L’enthousiasme qu’un grand nombre d’Auteurs ont attribué à Ronsard pour ce Poëme, n’est nullement conforme à la vérité. Il est faux que ce Prince des Poëtes de son temps ait fait présent à du Bartas d’une plume d’or, en lui disant, qu’il avoit plus fait en une semaine que lui, tout Ronsard qu’il étoit, en toute sa vie. On ne voit pas que la mode ait jamais été que les Poëtes célebres montrassent tant de générosité à l’égard de ceux qui pouvoient balancer leur réputation. Il ne faut que lire, pour se désabuser, le Sonnet où l’impérieux Ronsard réfute ce bruit, en s’adressant à Dorat, son ami & son ancien maître.

Ils ont menti, Dorat, ceux qui le veulent dire,
Que Ronsard, dont la plume a contenté les Rois,
Soit moins que du Bartas ; & qu’il ait, par sa voix,
Rendu ce témoignage ennemi de sa lyre, &c.

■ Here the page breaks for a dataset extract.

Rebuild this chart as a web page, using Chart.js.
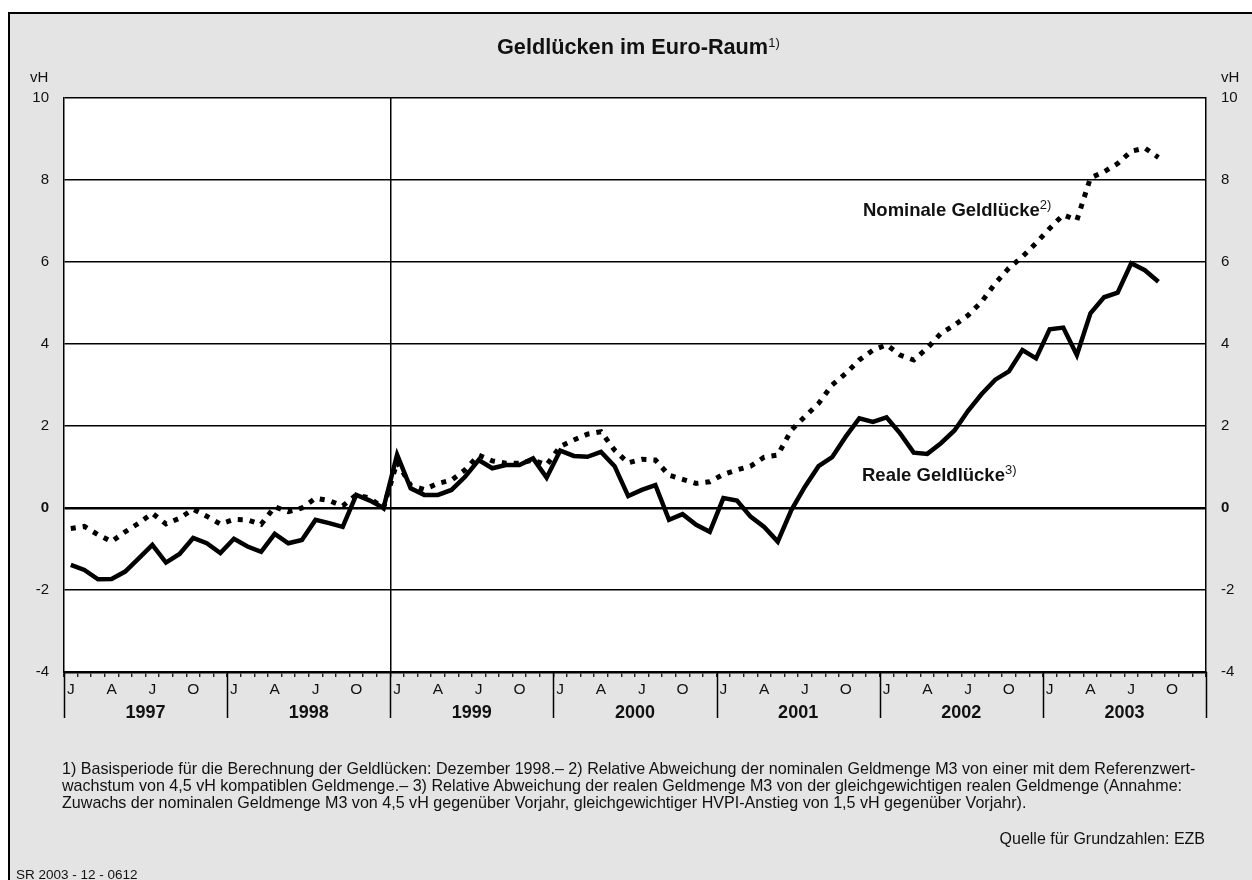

Une plume d’or, en effet, si elle avoit pu influer sur le style, auroit mieux convenu à du Bartas, avant la composition de son Poëme. L’invention en eût été plus riche, la diction plus naturelle, & l’intérêt plus sensible ; l’Auteur auroit employé des expressions plus correctes, & évité les tournures Gasconnes ; ses images auroient été mieux choisies, ses comparaisons plus justes & moins ridicules ; il n’eût point appelé le Soleil le Duc des Chandelles les Vents les Postillons d’Eole, le Tonnerre le Tambour des Dieux ; le total de l’Ouvrage eût été dans le goût de ces vers du quatrieme Chant, qu’on peut citer avec estime, dès qu’il ne s’agit pas de l’Astronomie :

Il se trouve entre nous des esprits frénétiques
Qui se perdent toujours dans des sentiers obliques,
Qui, sans cesse créant des systêmes nouveaux,
Prouvent que la raison gît loin de leurs cerveaux.
Tels sont, comme je crois, ces Ecrivains qui pensent
Que ce ne sont les lieux ou les astres qui dansent
A l’entour de la terre ; ains que la terre fait
Chaque jour sur son axe un tour vraiment parfait ;
Que nous semblons ceux-là qui, pour courir fortune,
Tentent le dos flottant de l’azuré Neptune,
Et nouveaux, cuident voir, quand ils quittent le port,
La nef demeurer ferme, & reculer le bord.

Les autres Ouvrages de du Bartas valent encore moins que son Poëme des sept Jours ou de la Semaine, ou de la Création, car il est connu sous ces trois noms.